We have forgotten who we were meant to be, who we were created to be, because we have forgotten that we find God not in ourselves, finally, but in our care for our neighbor, in the stranger, including those outside the nation and the faith. The religious life is not designed to make you happy, or safe or content; it is not designed to make you whole or complete, to free you from anxieties and fear; it is designed to save you from yourself, to make possible human community, to lead you to understand that the greatest force in life is not power or reason but love.
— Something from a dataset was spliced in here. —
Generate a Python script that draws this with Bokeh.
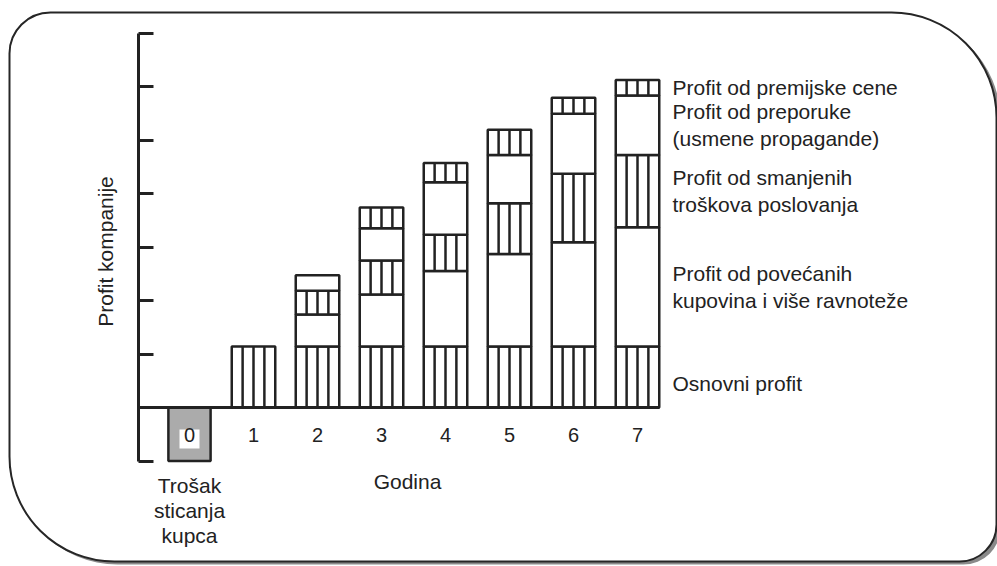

Posted by Jesus Politics at May 26, 2007 04:57 AM
Comments
Indeed, it is the black and white nature of Harris' critique (and that of other similar critiques) that is so off-putting. The idea that simply because I believe in God I give cover to the Fundamentalist is simply silly. As you read Harris you find him winking at the Fundamentalist and saying you and I both know who is really a believer! Not so!
Posted by: Bob Cornwall at May 26, 2007 06:44 PM
Muslim terrorists think they are normal because almost everyone else also believes in God, so all God believers indirectly support terrorism.
I'm convinced the world would be a better place if more people had an anti-religious attitude. After 9/11 it should be disgraceful to be religious and in my opinion it is disgraceful. What is God good for in the 21st Century anyway? Modern science has almost completely eliminated any need for a magic man in the sky.
Posted by: Mike A. at May 28, 2007 06:49 AM
Hi Mike:
The problem isn't God-belief. It's the belief that your cause is so important that killing is a justified way to promote it. Unless you are a pacifist then you share that belief with the Bin Ladens of the world, and it is exactly that particular belief that leads to killing as a way to promote the good. Millions of people have been killed in human history because of the superstition that we humans are competent to decide when it's OK to kill someone.
There is nothing about science at all that "eliminates" the need for God. Science being able to describe the natural processes that result in the stuff of nature doesn't even get to where those natural processes came from, to who created and sustains those natural processes. And more importantly ,science can't even address the deeper questions of meaning and purpose. The idea that God-belief is a superstition that science can "cure" is just a competing faith claim, not an objective scientific fact.
your friend
Keith
Posted by: keith johnson at May 29, 2007 04:23 AM
Chris Hedges is "Christian friendly"? Really? Having read some of his "stuff" I don't find that to be the case. Hedges is another form of unbeliever. Since Hedges rejects most of what the Bible says, by his own admission, he has more in common with Sam Harris than with genuine Christians.
Posted by: Gary at May 30, 2007 05:53 PM
Let us not forget that aethism killed 67 million in Russia when the Communist took over and 40+million in China when the aethist took over.
Historically, the greatest threat is aethism that needs to be part of the debate.
Posted by: Dove at June 1, 2007 03:33 PM
Hi Dove:
I don't agree that it's atheism either. The Russian Communists were atheists alright, but that wasn't the only idea they embraced. It was the idea that it's OK to kill people for a good cause that explains the millions they murdered. The capitalist west murdered our share too, but supporting anti-communist brutal governments during the Cold War. The allies murdered millions in WW I and II by engaging in total war for the cause. We killed thousands in Iran by supporting Iraq, thousands more in Gulf Wars I and II. Attheist, theist, it doesn't seem to matter. All share the same ideology of using killing to promote a "good" cause.
your friend
Keith
Posted by: keith johnson at June 3, 2007 03:35 AM
I think that you demonize Sam here. Sam is just an innocent questioner, someone who wants to improve things by having people debate and reason things. Religion is a dinosaur in need of repair.